Sunday, November 1st, 2020 | By Rev. Michael P. Hanifin
This weekend in this Feast of All Saints, we have the profound joy of celebrating our big brothers and sisters in Christ: the saints! Each year at Saint Joachim a few of our young people come to Mass dressed in costumes resembling their favorite saints. That is because this is an especially meaningful feast for us as Catholic Christians. This weekend at the 8:00 AM Spanish and the 10:00 AM English Masses, young people will continue this meaningful tradition.
At our Baptism, we all receive the call to holiness and discipleship — in other words, the call to sainthood. If we wish to go to Heaven, we must strive to become saints! Saint Therese of Lisieux once said, “You cannot be half a saint; you must be a whole saint or no saint at all.” Thankfully, in our Christian way of life, we can each discover our unique path to do just that.
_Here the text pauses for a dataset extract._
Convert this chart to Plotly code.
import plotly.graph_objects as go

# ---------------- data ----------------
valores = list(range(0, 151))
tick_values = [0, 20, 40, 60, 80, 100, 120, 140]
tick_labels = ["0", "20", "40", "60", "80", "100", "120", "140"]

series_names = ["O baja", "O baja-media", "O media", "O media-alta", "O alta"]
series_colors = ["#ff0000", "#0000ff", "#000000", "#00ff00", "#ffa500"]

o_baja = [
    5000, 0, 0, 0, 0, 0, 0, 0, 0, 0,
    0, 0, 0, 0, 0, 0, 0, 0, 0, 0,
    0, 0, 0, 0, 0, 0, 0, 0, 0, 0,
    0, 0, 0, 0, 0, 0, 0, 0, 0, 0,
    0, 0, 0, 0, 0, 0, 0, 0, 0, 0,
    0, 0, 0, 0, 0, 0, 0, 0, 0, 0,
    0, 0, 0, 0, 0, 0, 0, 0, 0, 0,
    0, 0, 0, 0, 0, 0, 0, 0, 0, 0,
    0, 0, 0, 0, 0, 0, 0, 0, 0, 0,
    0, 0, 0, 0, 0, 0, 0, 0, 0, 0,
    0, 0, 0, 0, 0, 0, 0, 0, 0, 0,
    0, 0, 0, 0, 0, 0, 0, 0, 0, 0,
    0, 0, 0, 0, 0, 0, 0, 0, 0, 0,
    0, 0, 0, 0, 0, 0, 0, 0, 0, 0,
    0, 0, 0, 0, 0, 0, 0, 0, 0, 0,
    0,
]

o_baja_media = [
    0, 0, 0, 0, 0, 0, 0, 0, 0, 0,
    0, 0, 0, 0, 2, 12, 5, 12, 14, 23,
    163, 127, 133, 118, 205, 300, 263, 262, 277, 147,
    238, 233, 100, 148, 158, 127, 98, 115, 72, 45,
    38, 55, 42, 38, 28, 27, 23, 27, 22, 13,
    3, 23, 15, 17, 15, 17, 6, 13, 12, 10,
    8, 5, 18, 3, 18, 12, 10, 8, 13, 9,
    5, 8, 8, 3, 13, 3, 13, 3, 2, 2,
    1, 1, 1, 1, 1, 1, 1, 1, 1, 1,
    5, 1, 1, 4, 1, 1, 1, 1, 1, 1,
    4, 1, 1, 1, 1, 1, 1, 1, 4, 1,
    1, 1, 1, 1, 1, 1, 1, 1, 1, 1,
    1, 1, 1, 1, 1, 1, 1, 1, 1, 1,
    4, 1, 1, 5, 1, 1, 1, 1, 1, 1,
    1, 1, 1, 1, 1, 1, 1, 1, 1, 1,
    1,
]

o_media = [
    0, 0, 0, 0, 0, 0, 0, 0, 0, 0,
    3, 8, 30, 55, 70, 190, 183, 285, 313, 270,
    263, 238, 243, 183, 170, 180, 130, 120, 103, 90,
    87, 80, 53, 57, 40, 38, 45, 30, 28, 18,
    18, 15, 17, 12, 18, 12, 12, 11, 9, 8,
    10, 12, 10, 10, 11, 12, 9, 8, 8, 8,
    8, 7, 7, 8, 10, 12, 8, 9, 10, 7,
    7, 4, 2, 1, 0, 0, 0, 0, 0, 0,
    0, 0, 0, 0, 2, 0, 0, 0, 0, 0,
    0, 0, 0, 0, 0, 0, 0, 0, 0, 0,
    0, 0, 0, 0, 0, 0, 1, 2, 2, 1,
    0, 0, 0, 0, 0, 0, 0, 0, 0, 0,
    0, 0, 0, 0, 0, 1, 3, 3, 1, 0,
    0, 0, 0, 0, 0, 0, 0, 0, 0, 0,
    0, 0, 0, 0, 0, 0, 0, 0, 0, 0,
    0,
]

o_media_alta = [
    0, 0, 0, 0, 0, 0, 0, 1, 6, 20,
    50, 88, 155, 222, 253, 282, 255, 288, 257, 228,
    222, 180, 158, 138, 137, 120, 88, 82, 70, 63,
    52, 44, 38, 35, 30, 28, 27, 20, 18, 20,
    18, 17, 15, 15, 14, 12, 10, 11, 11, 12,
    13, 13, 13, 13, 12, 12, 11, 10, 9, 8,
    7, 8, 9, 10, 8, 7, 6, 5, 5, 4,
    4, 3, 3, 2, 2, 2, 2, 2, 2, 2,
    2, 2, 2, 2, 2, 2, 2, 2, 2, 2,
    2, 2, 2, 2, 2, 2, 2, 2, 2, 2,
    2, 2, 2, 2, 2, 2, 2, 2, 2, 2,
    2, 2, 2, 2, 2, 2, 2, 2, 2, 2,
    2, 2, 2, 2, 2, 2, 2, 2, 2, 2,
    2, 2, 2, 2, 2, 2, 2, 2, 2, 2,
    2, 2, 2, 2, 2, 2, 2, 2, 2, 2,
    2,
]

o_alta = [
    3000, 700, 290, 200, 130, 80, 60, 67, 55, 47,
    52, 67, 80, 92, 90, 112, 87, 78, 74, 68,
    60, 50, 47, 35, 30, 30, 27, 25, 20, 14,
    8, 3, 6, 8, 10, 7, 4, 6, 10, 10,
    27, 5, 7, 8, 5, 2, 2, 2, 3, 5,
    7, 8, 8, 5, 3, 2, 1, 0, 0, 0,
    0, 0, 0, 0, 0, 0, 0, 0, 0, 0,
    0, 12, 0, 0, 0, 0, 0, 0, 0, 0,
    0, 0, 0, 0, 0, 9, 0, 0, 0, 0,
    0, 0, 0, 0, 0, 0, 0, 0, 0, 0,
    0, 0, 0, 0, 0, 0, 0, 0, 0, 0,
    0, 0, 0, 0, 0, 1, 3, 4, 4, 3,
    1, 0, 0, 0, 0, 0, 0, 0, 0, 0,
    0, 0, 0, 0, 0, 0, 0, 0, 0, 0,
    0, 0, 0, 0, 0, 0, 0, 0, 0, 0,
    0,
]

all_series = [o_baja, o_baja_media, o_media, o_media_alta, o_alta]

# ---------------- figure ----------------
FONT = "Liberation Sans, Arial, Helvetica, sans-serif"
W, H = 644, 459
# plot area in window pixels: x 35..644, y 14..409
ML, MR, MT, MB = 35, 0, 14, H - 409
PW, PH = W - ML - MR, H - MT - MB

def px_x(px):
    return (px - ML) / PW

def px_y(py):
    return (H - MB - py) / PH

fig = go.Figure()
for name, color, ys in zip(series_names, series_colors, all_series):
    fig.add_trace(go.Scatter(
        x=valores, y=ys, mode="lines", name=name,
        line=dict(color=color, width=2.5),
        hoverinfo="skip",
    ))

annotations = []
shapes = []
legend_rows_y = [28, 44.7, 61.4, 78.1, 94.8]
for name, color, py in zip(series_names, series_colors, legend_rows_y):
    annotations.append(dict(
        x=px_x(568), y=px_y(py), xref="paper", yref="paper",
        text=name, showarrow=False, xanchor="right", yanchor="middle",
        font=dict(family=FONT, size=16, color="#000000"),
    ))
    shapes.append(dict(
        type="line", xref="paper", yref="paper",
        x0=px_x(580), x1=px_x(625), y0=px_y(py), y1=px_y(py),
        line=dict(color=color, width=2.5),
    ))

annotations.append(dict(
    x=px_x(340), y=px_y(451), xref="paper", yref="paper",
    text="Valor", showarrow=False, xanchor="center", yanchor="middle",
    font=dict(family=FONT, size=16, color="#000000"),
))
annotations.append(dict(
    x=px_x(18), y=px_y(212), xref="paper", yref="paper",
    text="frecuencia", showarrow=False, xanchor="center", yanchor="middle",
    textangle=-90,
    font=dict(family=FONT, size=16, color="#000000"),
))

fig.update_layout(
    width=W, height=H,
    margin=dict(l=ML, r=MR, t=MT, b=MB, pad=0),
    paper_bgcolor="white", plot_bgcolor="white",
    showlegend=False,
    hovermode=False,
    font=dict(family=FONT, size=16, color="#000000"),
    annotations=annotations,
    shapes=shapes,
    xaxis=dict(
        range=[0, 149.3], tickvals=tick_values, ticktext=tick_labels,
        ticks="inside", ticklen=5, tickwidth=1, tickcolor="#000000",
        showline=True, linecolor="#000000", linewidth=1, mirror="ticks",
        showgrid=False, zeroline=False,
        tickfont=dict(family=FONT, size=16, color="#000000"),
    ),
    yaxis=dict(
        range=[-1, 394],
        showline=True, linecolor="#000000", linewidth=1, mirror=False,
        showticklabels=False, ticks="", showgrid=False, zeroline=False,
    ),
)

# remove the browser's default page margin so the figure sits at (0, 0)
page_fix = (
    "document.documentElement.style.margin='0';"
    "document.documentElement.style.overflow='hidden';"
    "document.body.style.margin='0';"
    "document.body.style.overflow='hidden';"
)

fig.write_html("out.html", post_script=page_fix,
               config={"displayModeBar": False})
In our Gospel passage from Matthew, Jesus presents His Beatitudes. In them, our Lord laid out the characteristics indicative of what it means to be His disciples, His saints-in-the-making. As we examine, tweak, and update our Christian commitment, we must always keep these Beatitudes in mind as a measure of our progress towards sainthood and holiness.
The “blessed” that our Lord spoke of are not the different types of good people who get to go to Heaven. Rather, the “blessed” are the characteristics of the disciples of Christ. These characteristics — poor in spirit, mourners, meek, hungering and thirsting for righteousness, merciful, clean of heart, peacemakers, persecuted for the sake of righteousness, and insulted — can only be obtained with an abundance of grace. But we are children of God, so we have access to the infinite treasury of God’s grace.
Armed with that grace of our baptism and commitment to Jesus Christ and his Church, we can have firm hope that one day we will join our big brothers and sisters in the never-ending joys and celebration of Heaven.